Not at all, you are once again adding complexity to, I assume, make this easier for you. The goal is to get you to understand that: 1. It isn't about life. (Otherwise we'd force an individual to get treatment). 2. One individual can choose to end another individual's life. (The fact that you [or others] need to complicate it by saying one isn't this, or that, is your refusal to accept two equal situations equally, due to a bias). 3. Since it isn't about life, and an individual can end another's life, abortion isn't actually this really big difficult discussion But keep complicating it if it helps you.
No, you missed the point. You say there is a difference, so X. Someone else says no difference, so Y. Others give it a time, 9 weeks, 27 weeks, 35 weeks. Something very arbitrary. My point is that it doesn't matter if there is a difference, or isn't a difference. I lump all fetuses together as "human" and recognize as Norris said above, varying stages of life. It just doesn't alter anything, and why should it? Why make it complicated.
because as a society we should value human life. I agree the pro life people are overboard and the pro choice people are overboard. as usual the truth and solution is in the middle.
It is a very uncomplicated situation. Injecting complexity into the situation doesn't mean the decision is now more morally acceptable. Trying to make it seem difficult because making a decision would be taking the easy way out is being sanctimonious.
A person has a right to life, you cannot force it on them if they do not want it. A fetus/newborn/one year old has zero ability to communicate this desire. Therefore, to willy-nilly end it because you don't want to be burdened with this life your willful actions created, is asinine. You have the right to vote. I cannot force you to vote, nor should I. And if I end another person's life without an acceptable exemption (self-defense, defense of another, etc) I am now under the power of Law to be prosecuted and imprisoned/executed. With abortion, as with murder, there would always be exemptions (rape/incest, direct imminent threat of death/irreparable harm to the mother). Abortion is not a difficult decision if you do not think a fetus is a human with the right to life. Am I bringing my emotions into this? Of course, I am not a robot. But if individuals are to have rights, and if a fetus is determined to be a fully functioning human, then its rights must be defended. But at this point, I think we are just talking past one another. I am fairly comfortable with my view, and if the 9 weeks is because of the word fetus, it is a semantics issue. Brain activity, whenever that starts, is my cut off, and from what I have read, that is between 12-14 weeks. Perhaps sooner, perhaps later.
we don't let people kill their children out of their womb. i'm assuming there is a reason the law exists no?
In what way? Because someone keeps repeating that it does, and that matches your view, and so you agree? Or is it because one is an adult and the other isn't?
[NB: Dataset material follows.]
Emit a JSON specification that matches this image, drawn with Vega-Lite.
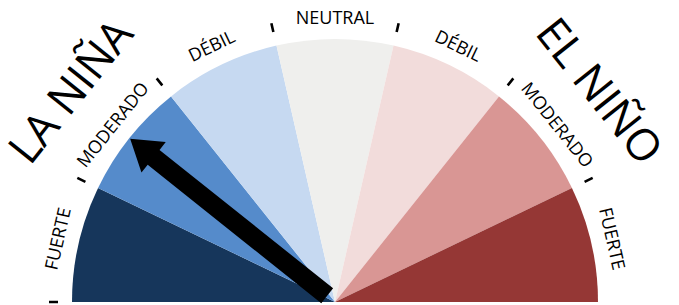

My scenario provides basic proof that: 1. Life is not the ultimate issue 2. Others can end another's life How do these two things not relate to abortion?
you can make it uncomplicated if that makes you feel better. that still doesn't change the fact that the day the kid comes out of the mother has nothing to do with ability to live on it's own. my children were 5 weeks premature and breathed on their own and surely would have survived even many many years ago. if there had been one of them instead of two they surely would have been born full term. by your theory it would be a ok to kill that kid as long as it's in mom even at the point that it could survive on it's own.
so as long as you are a sole provider you can kill someone? we don't even let people do that to their pets. and let me be clear. i'm not anti all abortions.